-- BEGIN --
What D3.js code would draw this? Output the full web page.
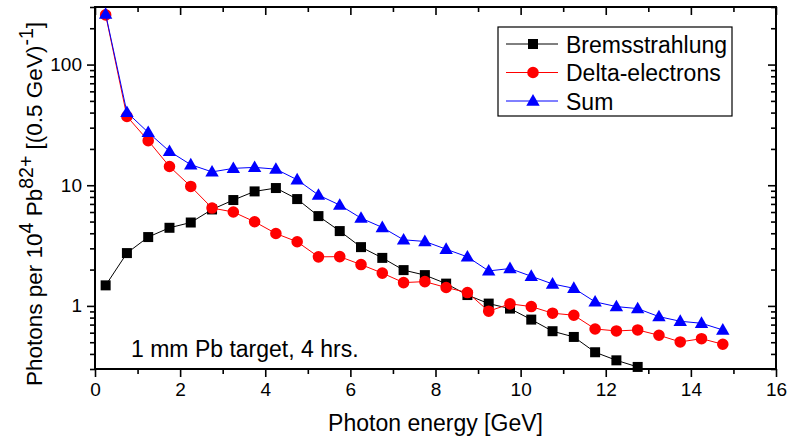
<!DOCTYPE html>
<html>
<head>
<meta charset="utf-8">
<script src="https://cdn.jsdelivr.net/npm/d3@7"></script>
<style>
  body { margin: 0; background: #fff; }
  svg { display: block; }
  text { font-family: "Liberation Sans", Arial, sans-serif; fill: #000; }
</style>
</head>
<body>
<svg id="chart" width="790" height="444"></svg>
<script>
// Photon spectra per 0.5 GeV bin (bin centres in GeV)
const energies = [0.25, 0.75, 1.25, 1.75, 2.25, 2.75, 3.25, 3.75, 4.25, 4.75,
                  5.25, 5.75, 6.25, 6.75, 7.25, 7.75, 8.25, 8.75, 9.25, 9.75,
                  10.25, 10.75, 11.25, 11.75, 12.25, 12.75, 13.25, 13.75, 14.25, 14.75];

const bremsstrahlung = [1.48, 2.74, 3.72, 4.44, 4.91, 6.3, 7.54, 8.89, 9.48, 7.68,
                        5.55, 4.17, 3.07, 2.50, 1.98, 1.80, 1.53, 1.23, 1.045, 0.95,
                        0.77, 0.617, 0.553, 0.413, 0.354, 0.312];

const deltaElectrons = [258, 37.2, 23.4, 14.3, 9.77, 6.47, 6.0, 4.98, 3.98, 3.40,
                        2.55, 2.56, 2.20, 1.87, 1.56, 1.59, 1.42, 1.29, 0.904, 1.04,
                        0.987, 0.87, 0.837, 0.644, 0.62, 0.632, 0.571, 0.503, 0.535, 0.481];

const sumSpectrum = [262, 40.2, 27.4, 19.1, 14.8, 12.9, 13.8, 14.06, 13.6, 11.1,
                     8.29, 6.85, 5.34, 4.47, 3.53, 3.42, 2.95, 2.55, 1.95, 2.04,
                     1.76, 1.52, 1.40, 1.08, 0.987, 0.95, 0.815, 0.746, 0.718, 0.632];

const seriesNames = ["Bremsstrahlung", "Delta-electrons", "Sum"];
const xMajorTicks = [0, 2, 4, 6, 8, 10, 12, 14, 16];
const xMinorTicks = [1, 3, 5, 7, 9, 11, 13, 15];
const yMajorTicks = [1, 10, 100];
const yMinorTicks = [0.3, 0.4, 0.5, 0.6, 0.7, 0.8, 0.9,
                     2, 3, 4, 5, 6, 7, 8, 9,
                     20, 30, 40, 50, 60, 70, 80, 90, 200, 300];

const svg = d3.select("#chart");
const plot = { left: 95, right: 776, top: 7, bottom: 369 };

const x = d3.scaleLinear().domain([0, 16]).range([plot.left, plot.right]);
const y = d3.scaleLog().domain([0.3, 300]).range([plot.bottom, plot.top]);

// marker shapes
const squareShape = { draw(ctx, size) { const h = Math.sqrt(size) / 2; ctx.rect(-h, -h, 2 * h, 2 * h); } };
const triangleShape = { draw(ctx, size) {
  const s = Math.sqrt(size);
  ctx.moveTo(0, -0.62 * s); ctx.lineTo(0.6 * s, 0.42 * s); ctx.lineTo(-0.6 * s, 0.42 * s); ctx.closePath();
} };

const series = [
  { name: seriesNames[0], values: bremsstrahlung, color: "#000000", symbol: d3.symbol(squareShape, 100) },
  { name: seriesNames[1], values: deltaElectrons, color: "#ff0000", symbol: d3.symbol(d3.symbolCircle, 105) },
  { name: seriesNames[2], values: sumSpectrum, color: "#0000ff", symbol: d3.symbol(triangleShape, 125) }
];

// axes
function styleAxis(g) {
  g.select(".domain").remove();
  g.selectAll(".tick line").attr("stroke", "#000").attr("stroke-width", 1.6);
  g.selectAll(".tick text").attr("font-size", 19).attr("fill", "#000")
    .style("font-family", '"Liberation Sans", Arial, sans-serif');
}

svg.append("g").attr("transform", `translate(0,${plot.bottom})`)
  .call(d3.axisBottom(x).tickValues(xMajorTicks).tickSize(8).tickPadding(6).tickFormat(d3.format("d")))
  .call(styleAxis);
svg.append("g").attr("transform", `translate(0,${plot.bottom})`)
  .call(d3.axisBottom(x).tickValues(xMinorTicks).tickSize(5).tickFormat(""))
  .call(styleAxis);
svg.append("g").attr("transform", `translate(0,${plot.top})`)
  .call(d3.axisBottom(x).tickValues(xMajorTicks).tickSize(8).tickFormat(""))
  .call(styleAxis);
svg.append("g").attr("transform", `translate(0,${plot.top})`)
  .call(d3.axisBottom(x).tickValues(xMinorTicks).tickSize(5).tickFormat(""))
  .call(styleAxis);

svg.append("g").attr("transform", `translate(${plot.left},0)`)
  .call(d3.axisLeft(y).tickValues(yMajorTicks).tickSize(8).tickPadding(5).tickFormat(d3.format("d")))
  .call(styleAxis);
svg.append("g").attr("transform", `translate(${plot.left},0)`)
  .call(d3.axisLeft(y).tickValues(yMinorTicks).tickSize(5).tickFormat(""))
  .call(styleAxis);
svg.append("g").attr("transform", `translate(${plot.right},0)`)
  .call(d3.axisRight(y).tickValues(yMajorTicks).tickSize(-8).tickFormat(""))
  .call(styleAxis);
svg.append("g").attr("transform", `translate(${plot.right},0)`)
  .call(d3.axisRight(y).tickValues(yMinorTicks).tickSize(-5).tickFormat(""))
  .call(styleAxis);

// frame
svg.append("rect")
  .attr("x", plot.left).attr("y", plot.top)
  .attr("width", plot.right - plot.left).attr("height", plot.bottom - plot.top)
  .attr("fill", "none").attr("stroke", "#000").attr("stroke-width", 2);

// series lines and markers
const line = d3.line().x((d, i) => x(energies[i])).y(d => y(d));
series.forEach(s => {
  const g = svg.append("g");
  g.append("path").datum(s.values)
    .attr("d", line).attr("fill", "none").attr("stroke", s.color).attr("stroke-width", 1);
  g.selectAll("path.marker").data(s.values).enter().append("path")
    .attr("class", "marker")
    .attr("transform", (d, i) => `translate(${x(energies[i])},${y(d)})`)
    .attr("d", s.symbol)
    .attr("fill", s.color);
});

// legend
const legend = svg.append("g");
legend.append("rect").attr("x", 498).attr("y", 27).attr("width", 234).attr("height", 89)
  .attr("fill", "#fff").attr("stroke", "#000").attr("stroke-width", 1.2);
series.forEach((s, i) => {
  const cy = 44 + i * 28.5;
  legend.append("line").attr("x1", 506).attr("x2", 558).attr("y1", cy).attr("y2", cy)
    .attr("stroke", s.color).attr("stroke-width", 1);
  legend.append("path").attr("transform", `translate(533,${cy})`).attr("d", s.symbol).attr("fill", s.color);
  legend.append("text").attr("x", 566).attr("y", cy + 8.5).attr("font-size", 23).text(s.name);
});

// annotation
svg.append("text").attr("x", 131).attr("y", 357).attr("font-size", 23).text("1 mm Pb target, 4 hrs.");

// axis titles
svg.append("text").attr("x", 435.5).attr("y", 431).attr("text-anchor", "middle")
  .attr("font-size", 23).text("Photon energy [GeV]");

const yTitle = svg.append("text")
  .attr("transform", "translate(42,204) rotate(-90)")
  .attr("text-anchor", "middle").attr("font-size", 22.5);
yTitle.append("tspan").text("Photons per 10");
yTitle.append("tspan").attr("font-size", 19.5).attr("dy", -9).text("4");
yTitle.append("tspan").attr("dy", 9).text(" Pb");
yTitle.append("tspan").attr("font-size", 19.5).attr("dy", -9).text("82+");
yTitle.append("tspan").attr("dy", 9).text(" [(0.5 GeV)");
yTitle.append("tspan").attr("font-size", 19.5).attr("dy", -9).text("-1");
yTitle.append("tspan").attr("dy", 9).text("]");
</script>
</body>
</html>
-- END --
(Required work):
Transcribe exactly, with no pictures, the lines running from the first line of the material through the line holding "0.77, 0.617, 0.553, 0.413, 0.354, 0.312];".

(Answer):
What D3.js code would draw this? Output the full web page.
<!DOCTYPE html>
<html>
<head>
<meta charset="utf-8">
<script src="https://cdn.jsdelivr.net/npm/d3@7"></script>
<style>
  body { margin: 0; background: #fff; }
  svg { display: block; }
  text { font-family: "Liberation Sans", Arial, sans-serif; fill: #000; }
</style>
</head>
<body>
<svg id="chart" width="790" height="444"></svg>
<script>
// Photon spectra per 0.5 GeV bin (bin centres in GeV)
const energies = [0.25, 0.75, 1.25, 1.75, 2.25, 2.75, 3.25, 3.75, 4.25, 4.75,
                  5.25, 5.75, 6.25, 6.75, 7.25, 7.75, 8.25, 8.75, 9.25, 9.75,
                  10.25, 10.75, 11.25, 11.75, 12.25, 12.75, 13.25, 13.75, 14.25, 14.75];

const bremsstrahlung = [1.48, 2.74, 3.72, 4.44, 4.91, 6.3, 7.54, 8.89, 9.48, 7.68,
                        5.55, 4.17, 3.07, 2.50, 1.98, 1.80, 1.53, 1.23, 1.045, 0.95,
                        0.77, 0.617, 0.553, 0.413, 0.354, 0.312];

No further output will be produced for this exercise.